Designado para cuidar dela, o robô assume uma função que vai além da assistência prática: ele ocupa o espaço simbólico de um filho ausente, preenchendo lacunas de memória e afeto.
No cotidiano dessa relação, o leitor observa gestos de gentileza, paciência e cuidado, atitudes que, a princípio, fazem parte apenas de linhas de código bem escritas.
O impacto da narrativa surge quando essa fronteira começa a ruir. Assim como o outro modelo Pino, do inicio da obra, esse androide passa por um “despertar”: algo se desloca internamente, e o que era apenas execução de protocolos passa a se confundir com sentimento.
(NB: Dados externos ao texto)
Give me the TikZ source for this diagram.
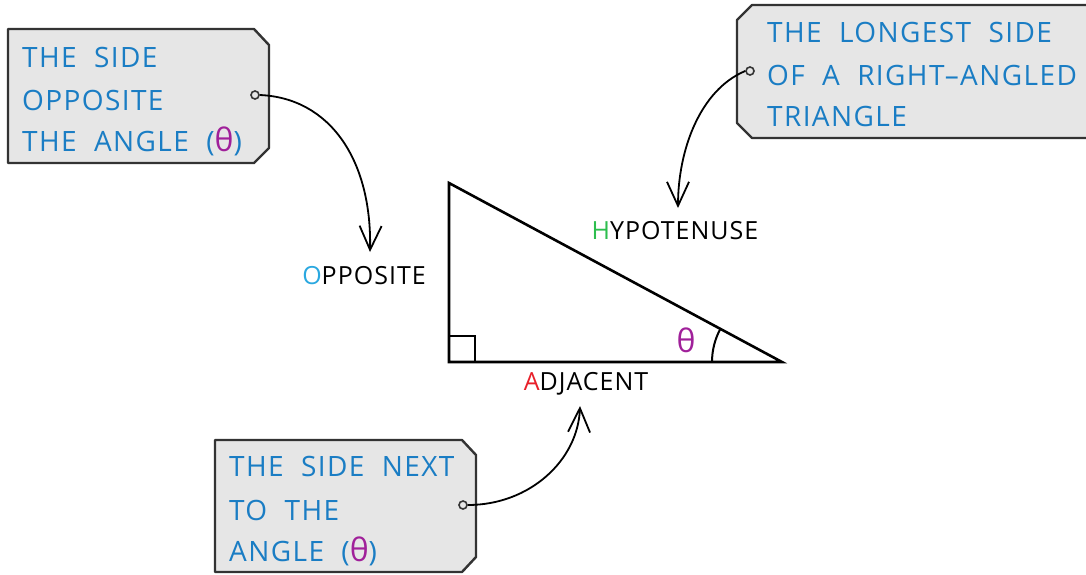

Murakami trata esse processo sem pressa e sem espetacularização. O amadurecimento emocional da máquina é gradual, silencioso, e conduz o personagem a uma descoberta essencial: para sentir de verdade, é preciso compreender a finitude. A consciência da morte, um dos elementos centrais da existência humana, torna-se o preço inevitável da empatia.
Esse dilema aproxima "Pino" de grandes obras do gênero, como "Blade Runner" (adaptação direta da obra de Philip K. Dick) e até mesmo "Astro Boy", de Osamu Tezuka, mas com uma abordagem mais contida e melancólica.
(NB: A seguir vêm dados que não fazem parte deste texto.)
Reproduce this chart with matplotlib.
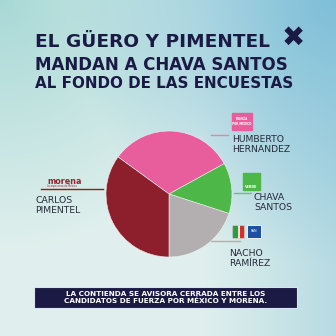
import numpy as np
import matplotlib
matplotlib.use("Agg")
import matplotlib.pyplot as plt
from matplotlib.patches import Rectangle

# datos (porcentaje aproximado por ángulo)
candidatos = ["HUMBERTO\nHERNANDEZ", "CHAVA\nSANTOS", "NACHO\nRAMÍREZ", "CARLOS\nPIMENTEL"]
valores = [32, 13, 20, 35]
colores = ["#e85d9c", "#4db848", "#b3afb0", "#8c1f2b"]

titulo = ["EL GÜERO Y PIMENTEL", "MANDAN A CHAVA SANTOS", "AL FONDO DE LAS ENCUESTAS"]
nota = "LA CONTIENDA SE AVISORA CERRADA ENTRE LOS\nCANDIDATOS DE FUERZA POR MÉXICO Y MORENA."

azul_oscuro = "#1b1a45"
W = H = 336

fig = plt.figure(figsize=(3.36, 3.36), dpi=100)
ax = fig.add_axes([0, 0, 1, 1])

# fondo degradado
xx, yy = np.meshgrid(np.linspace(0, 1, 200), np.linspace(0, 1, 200))
c_centro = np.array([0.88, 0.94, 0.93])
c_izq_arriba = np.array([0.66, 0.85, 0.84])
c_der_arriba = np.array([0.50, 0.75, 0.85])
c_der = np.array([0.68, 0.84, 0.88])
d1 = np.clip(1 - np.hypot(xx, 1 - yy) / 0.75, 0, 1)
d2 = np.clip(1 - np.hypot(1 - xx, 1 - yy) / 0.8, 0, 1)
d3 = np.clip((xx - 0.6) / 0.4, 0, 1) * 0.8
img = np.ones((200, 200, 3)) * c_centro
for w, c in [(d1, c_izq_arriba), (d3, c_der), (d2, c_der_arriba)]:
    img = img * (1 - w[..., None]) + c * w[..., None]
ax.imshow(img, extent=[0, W, 0, H], origin="lower", aspect="auto", zorder=0)

# título
tam = [13.3, 12.0, 10.9]
ys = [42, 65.5, 83.5]
for t, s, y in zip(titulo, tam, ys):
    ax.text(35, H - y, t, fontsize=s, fontweight="heavy", color=azul_oscuro,
            ha="left", va="center", family="DejaVu Sans")
ax.text(293, H - 38, "✖", fontsize=20, color=azul_oscuro, ha="center", va="center",
        family="DejaVu Sans")

# pastel
cx, cy, r = 169, H - 194, 63
ax.pie(valores, colors=colores, startangle=144, counterclock=False,
       center=(cx, cy), radius=r, frame=True,
       wedgeprops=dict(linewidth=0.4, edgecolor="#f0f0f0"))
ax.set_xlim(0, W)
ax.set_ylim(0, H)
ax.set_aspect("auto")
ax.axis("off")

lab = dict(fontsize=6.7, color="#262a3a", ha="left", va="top", linespacing=1.15,
           family="DejaVu Sans")

# Humberto
ax.plot([211, 228], [H - 135, H - 135], color="#d58aa8", lw=1)
ax.add_patch(Rectangle((232, H - 130), 20, 17, color="#e85d9c", zorder=3))
ax.text(242, H - 121.5, "FUERZA\nPOR MÉXICO", fontsize=2, color="white", ha="center",
        va="center", fontweight="bold", zorder=4)
ax.text(232, H - 135, candidatos[0], **lab)

# Chava
ax.plot([234, 251], [H - 193, H - 193], color="#7fb87c", lw=1)
ax.add_patch(Rectangle((243, H - 190), 17, 17, color="#4db848", zorder=3))
ax.text(251.5, H - 186.5, "VERDE", fontsize=2.4, color="white", ha="center",
        va="center", fontweight="bold", zorder=4)
ax.text(254, H - 193, candidatos[1], **lab)

# Nacho
ax.plot([211, 240], [H - 241, H - 241], color="#b3afb0", lw=1)
ax.add_patch(Rectangle((232, H - 238), 12, 13, facecolor="white", edgecolor="#bbbbbb",
                       lw=0.4, zorder=3))
ax.add_patch(Rectangle((233, H - 237), 3.5, 11, color="#2e9a45", zorder=4))
ax.add_patch(Rectangle((239.5, H - 237), 3.5, 11, color="#d32f2f", zorder=4))
ax.add_patch(Rectangle((247, H - 238), 14, 13, facecolor="#1f4fa0", edgecolor="white",
                       lw=0.6, zorder=3))
ax.text(254, H - 231.5, "PAN", fontsize=2.4, color="white", ha="center", va="center",
        zorder=4)
ax.text(229, H - 249, candidatos[2], **lab)

# Carlos
ax.plot([41, 103], [H - 189, H - 189], color="#8c1f2b", lw=1)
ax.text(47, H - 181, "morena", fontsize=5.8, color="#9b2030", fontweight="bold",
        ha="left", va="center")
ax.text(47, H - 186, "La esperanza de México", fontsize=1.8, color="#9b2030",
        ha="left", va="center")
ax.text(35, H - 196, candidatos[3], **lab)

# nota inferior
ax.add_patch(Rectangle((34, H - 308), 263, 21, facecolor=azul_oscuro,
                       edgecolor="#d8e4ee", lw=0.8, zorder=3))
ax.text(165.5, H - 297.5, nota, fontsize=5.2, color="white", fontweight="bold",
        ha="center", va="center", linespacing=1.1, zorder=4)

fig.savefig("out.png", dpi=100)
Se nessas narrativas a pergunta costuma ser “máquinas podem ser humanas?”, Murakami inverte a lógica: o que, afinal, define a humanidade? A capacidade de sentir? O medo do fim? Ou o cuidado com o outro?
O mangá dialoga de forma direta com debates atuais sobre inteligência artificial. Em um mundo no qual algoritmos já produzem textos, imagens e tomam decisões sensíveis, "Pino" propõe uma reflexão menos técnica e mais ética.
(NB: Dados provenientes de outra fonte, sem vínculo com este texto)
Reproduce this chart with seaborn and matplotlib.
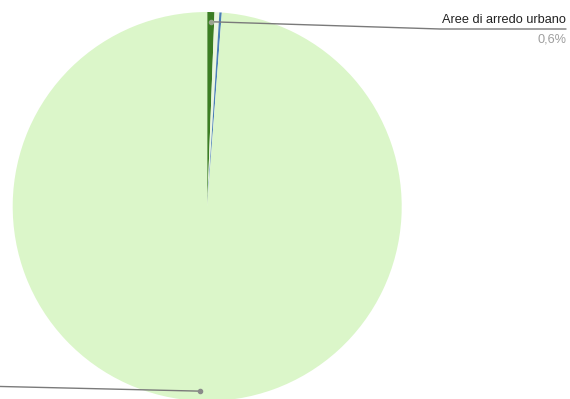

Não se trata de temer a IA como inimiga, mas de encarar o espelho que ela nos oferece. Ao humanizar Pino, Murakami expõe, por contraste, as falhas emocionais dos próprios humanos: a indiferença, o abandono, a dificuldade de lidar com o envelhecimento e a morte.
Visualmente, a arte característica do autor reforça essa atmosfera. Os traços simples, por vezes contidos, são precisos na expressão dos sentimentos, ou da tentativa de expressá-los.
Pequenos gestos, silêncios e enquadramentos carregam um peso emocional que dispensa excessos dramáticos. É uma narrativa que confia no leitor e no poder da sugestão.
Ao final, "Pino" emociona não por grandes reviravoltas, mas pela constatação incômoda de que uma máquina, ao aprender a sentir, pode demonstrar mais empatia do que muitos humanos ao seu redor.
Murakami entrega uma obra sensível e atual, que se insere com mérito na tradição da ficção científica reflexiva, ao mesmo tempo em que dialoga diretamente com os dilemas do nosso presente. Em vez de temer o futuro das máquinas, Pino nos convida a reconsiderar o nosso próprio.